> What is asked: Return only the lines from the top of the data down to the one that holds "ctx.fillText(fmt(cuota[last]) + '%', pts[last].x", both included, without any pictures.

> Data segment:
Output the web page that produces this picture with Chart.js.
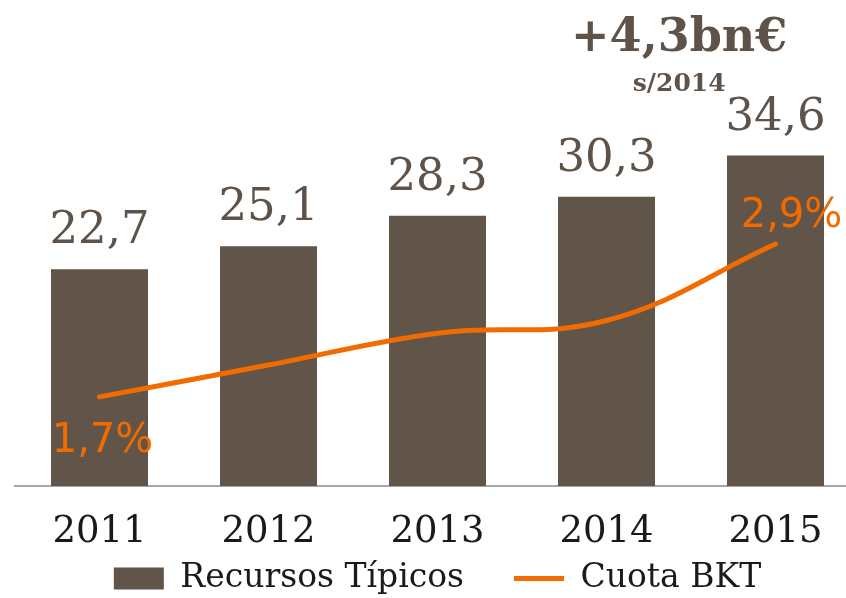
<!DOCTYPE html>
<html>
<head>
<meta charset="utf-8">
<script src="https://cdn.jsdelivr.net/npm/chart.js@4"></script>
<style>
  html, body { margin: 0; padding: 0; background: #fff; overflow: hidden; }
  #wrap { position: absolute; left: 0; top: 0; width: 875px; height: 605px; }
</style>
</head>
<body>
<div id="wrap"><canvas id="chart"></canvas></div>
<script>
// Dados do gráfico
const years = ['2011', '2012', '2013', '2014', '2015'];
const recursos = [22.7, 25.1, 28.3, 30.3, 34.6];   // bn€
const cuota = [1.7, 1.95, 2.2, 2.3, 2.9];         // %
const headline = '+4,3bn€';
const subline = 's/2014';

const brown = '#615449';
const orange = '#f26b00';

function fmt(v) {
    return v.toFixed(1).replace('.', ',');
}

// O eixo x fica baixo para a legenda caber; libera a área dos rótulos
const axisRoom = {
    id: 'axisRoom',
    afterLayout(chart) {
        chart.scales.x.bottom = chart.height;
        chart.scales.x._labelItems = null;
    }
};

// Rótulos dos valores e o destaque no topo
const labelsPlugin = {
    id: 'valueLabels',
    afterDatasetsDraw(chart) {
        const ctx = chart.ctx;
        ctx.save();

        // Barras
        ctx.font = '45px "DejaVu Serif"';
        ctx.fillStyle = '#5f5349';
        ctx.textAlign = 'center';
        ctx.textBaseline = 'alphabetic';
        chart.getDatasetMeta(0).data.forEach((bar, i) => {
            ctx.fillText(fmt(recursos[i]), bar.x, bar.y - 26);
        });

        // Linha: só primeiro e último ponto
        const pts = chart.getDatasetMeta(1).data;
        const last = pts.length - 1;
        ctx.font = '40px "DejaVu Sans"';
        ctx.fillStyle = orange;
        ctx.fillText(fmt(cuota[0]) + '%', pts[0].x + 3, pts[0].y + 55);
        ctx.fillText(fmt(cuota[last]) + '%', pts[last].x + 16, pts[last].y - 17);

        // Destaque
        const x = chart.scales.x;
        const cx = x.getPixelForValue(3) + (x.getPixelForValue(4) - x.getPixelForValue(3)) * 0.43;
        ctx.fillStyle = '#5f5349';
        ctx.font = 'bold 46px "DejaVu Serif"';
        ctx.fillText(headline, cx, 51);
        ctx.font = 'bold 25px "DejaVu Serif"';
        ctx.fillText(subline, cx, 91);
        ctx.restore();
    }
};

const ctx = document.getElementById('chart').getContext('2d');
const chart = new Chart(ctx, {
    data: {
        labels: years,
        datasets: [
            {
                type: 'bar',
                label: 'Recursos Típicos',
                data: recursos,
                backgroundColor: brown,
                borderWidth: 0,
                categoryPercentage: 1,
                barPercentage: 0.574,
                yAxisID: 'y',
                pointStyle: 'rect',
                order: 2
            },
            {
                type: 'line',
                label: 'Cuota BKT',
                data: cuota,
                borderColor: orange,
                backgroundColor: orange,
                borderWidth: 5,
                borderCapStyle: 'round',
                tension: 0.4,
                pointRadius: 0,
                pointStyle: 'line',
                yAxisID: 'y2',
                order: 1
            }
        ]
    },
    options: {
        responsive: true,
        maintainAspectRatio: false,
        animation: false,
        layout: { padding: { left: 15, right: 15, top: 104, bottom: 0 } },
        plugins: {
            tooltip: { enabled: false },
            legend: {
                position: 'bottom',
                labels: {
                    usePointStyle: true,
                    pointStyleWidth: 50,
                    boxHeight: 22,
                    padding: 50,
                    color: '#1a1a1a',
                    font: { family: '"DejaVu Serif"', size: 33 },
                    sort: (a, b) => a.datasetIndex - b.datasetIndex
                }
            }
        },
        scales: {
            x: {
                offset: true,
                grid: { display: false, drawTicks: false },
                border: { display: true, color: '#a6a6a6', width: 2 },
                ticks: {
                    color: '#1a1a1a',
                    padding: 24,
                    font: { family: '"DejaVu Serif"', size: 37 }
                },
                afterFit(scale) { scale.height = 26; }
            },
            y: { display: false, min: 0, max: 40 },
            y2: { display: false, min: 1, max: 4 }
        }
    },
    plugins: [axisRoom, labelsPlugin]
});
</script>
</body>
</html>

> Written answer:
Output the web page that produces this picture with Chart.js.
<!DOCTYPE html>
<html>
<head>
<meta charset="utf-8">
<script src="https://cdn.jsdelivr.net/npm/chart.js@4"></script>
<style>
  html, body { margin: 0; padding: 0; background: #fff; overflow: hidden; }
  #wrap { position: absolute; left: 0; top: 0; width: 875px; height: 605px; }
</style>
</head>
<body>
<div id="wrap"><canvas id="chart"></canvas></div>
<script>
// Dados do gráfico
const years = ['2011', '2012', '2013', '2014', '2015'];
const recursos = [22.7, 25.1, 28.3, 30.3, 34.6];   // bn€
const cuota = [1.7, 1.95, 2.2, 2.3, 2.9];         // %
const headline = '+4,3bn€';
const subline = 's/2014';

const brown = '#615449';
const orange = '#f26b00';

function fmt(v) {
    return v.toFixed(1).replace('.', ',');
}

// O eixo x fica baixo para a legenda caber; libera a área dos rótulos
const axisRoom = {
    id: 'axisRoom',
    afterLayout(chart) {
        chart.scales.x.bottom = chart.height;
        chart.scales.x._labelItems = null;
    }
};

// Rótulos dos valores e o destaque no topo
const labelsPlugin = {
    id: 'valueLabels',
    afterDatasetsDraw(chart) {
        const ctx = chart.ctx;
        ctx.save();

        // Barras
        ctx.font = '45px "DejaVu Serif"';
        ctx.fillStyle = '#5f5349';
        ctx.textAlign = 'center';
        ctx.textBaseline = 'alphabetic';
        chart.getDatasetMeta(0).data.forEach((bar, i) => {
            ctx.fillText(fmt(recursos[i]), bar.x, bar.y - 26);
        });

        // Linha: só primeiro e último ponto
        const pts = chart.getDatasetMeta(1).data;
        const last = pts.length - 1;
        ctx.font = '40px "DejaVu Sans"';
        ctx.fillStyle = orange;
        ctx.fillText(fmt(cuota[0]) + '%', pts[0].x + 3, pts[0].y + 55);
        ctx.fillText(fmt(cuota[last]) + '%', pts[last].x + 16, pts[last].y - 17);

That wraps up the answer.